10:00 am April 22 2004 Mariska Anne was born. 5lbs 9 oz.


10:02  April 22 2004 Vincent Guy was born  6lbs 4 oz.


And nothing would ever be the same. 

And I would never stop smiling. 

There are so many moments that stand out, that made the three of us quite the family.  We have something the three of us that no one can ever understand that is ours just ours and I love that.  Many won't understand my protectiveness or my worry and that's ok.  I am sure that I do things differently and that's ok.  That makes us US and I have no complaints. 

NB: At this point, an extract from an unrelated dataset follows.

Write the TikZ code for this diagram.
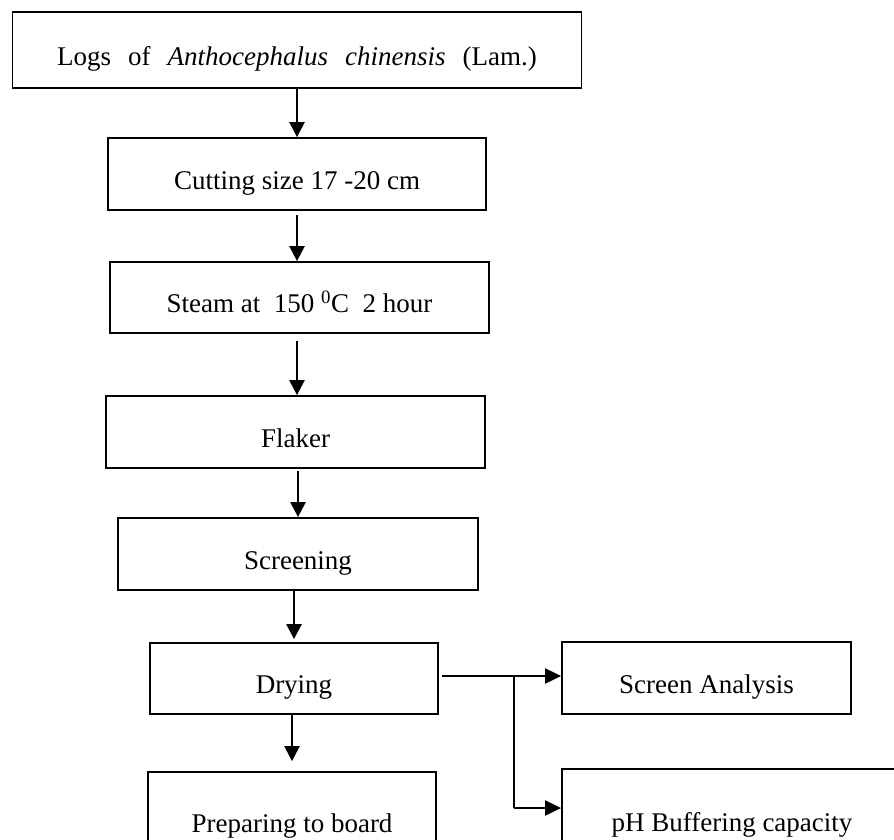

 Sweet Mariska Anne you are my heart.  .You are so much like me in so many ways.  You have a heart and and a way about you that is contagious.  You read like no one I have ever known.  You are spunky, clever and kind.  You sit back and observe no matter what you do. You and I are two peas in a pod really,  so much alike we often can just look at each other with no words and thats all that is needed.  You are strong and make me proud to be your mom. You are so stinking smart I can't believe it and you don't have to try its just that you ARE !!  I mean come on who gets a 98 in French.  High School chick I can not believe it.  I hope that we always keep laughing and that we always talk.  I hope we laugh more and always take my hand for that extra squeeze.  You are much like your mom and my hope for you is that you are more open to the world sometimes.  I want the best things for you, and I look forward to the most amazing year ahead of you, as a high school freshman.  Always be you and don't change for others, because you sparkle and if they can't take that sparkle then they don't belong with you .  

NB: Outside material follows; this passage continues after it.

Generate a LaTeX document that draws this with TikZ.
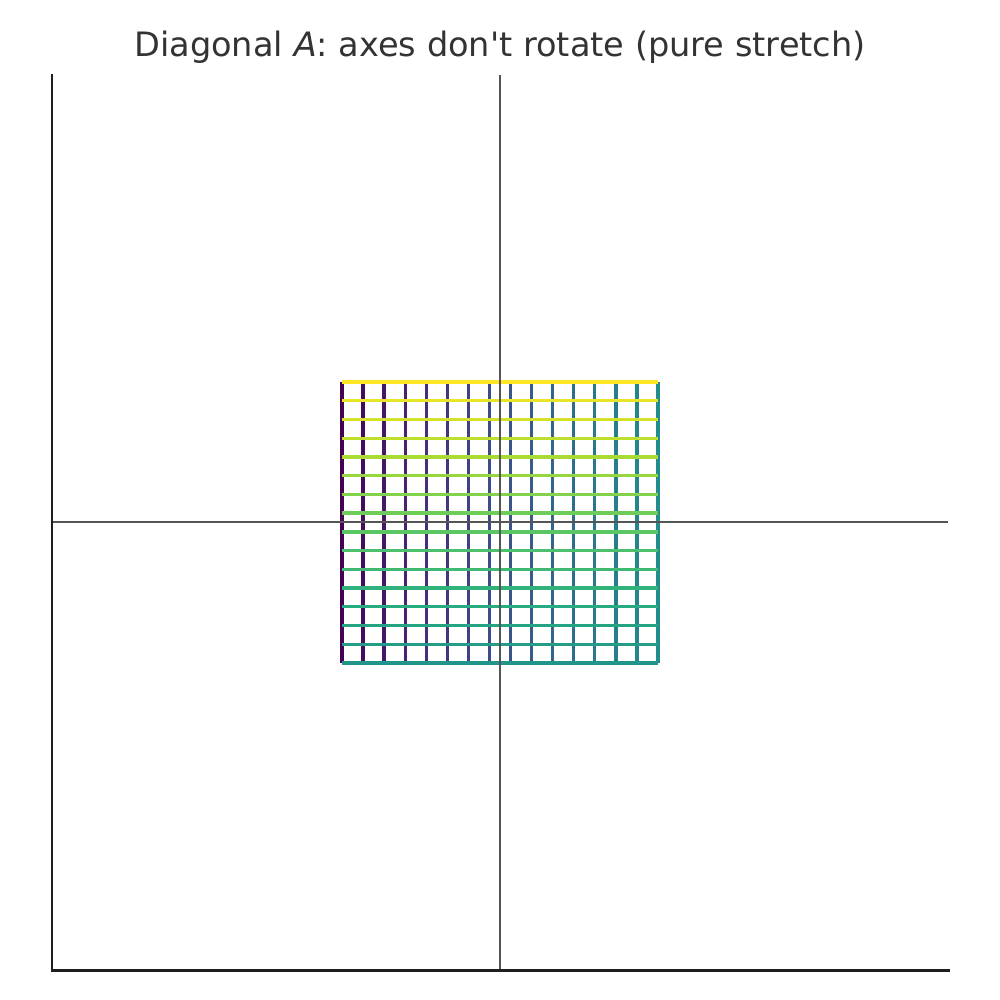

Oh My sweet sweet Vincent.  You are my heart . You have a heart of gold, you see all the injustices of the world and want to make things better. You get in there and get your hands dirty.  You are so respectful and kind, you will do anything for anyone not thinking twice.  You are going to do amazing things I am sure and I am lucky enough to say thats my son.  You worry about me more than I would like , I promise you I am fine. You always make me laugh the most, and drive me crazy.  You see great things in the world and want to accomplish so much.  You are going to be in high school, You are going to be a Academy Titan.  OH MY HEART  . You have a natural caring that I love,  you want to make things easier and better for everyone.  I know that you are going to do amazing things.  I feel like we always have to fight for the things that we want and I hope that someday things will come easier.  You my Vincent are so amazing and though you get on my nerves at times I believe I just want you to be one of the good guys , I look forward to all the things that this year will hold for you.  I will try to let go a little more, TRY being the world.  I know you are smart and kind and make good choices. You got this and I have your back always.     



Yes, you two are my inspirations you keep me going, keep me breathing.  You make me fight for my students and want to be better.  You make me want to believe in this crazy world.  So lets keep going there are so many wonderful amazing crazy things ahead of us and I am so looking forward to each and every one with the both of you.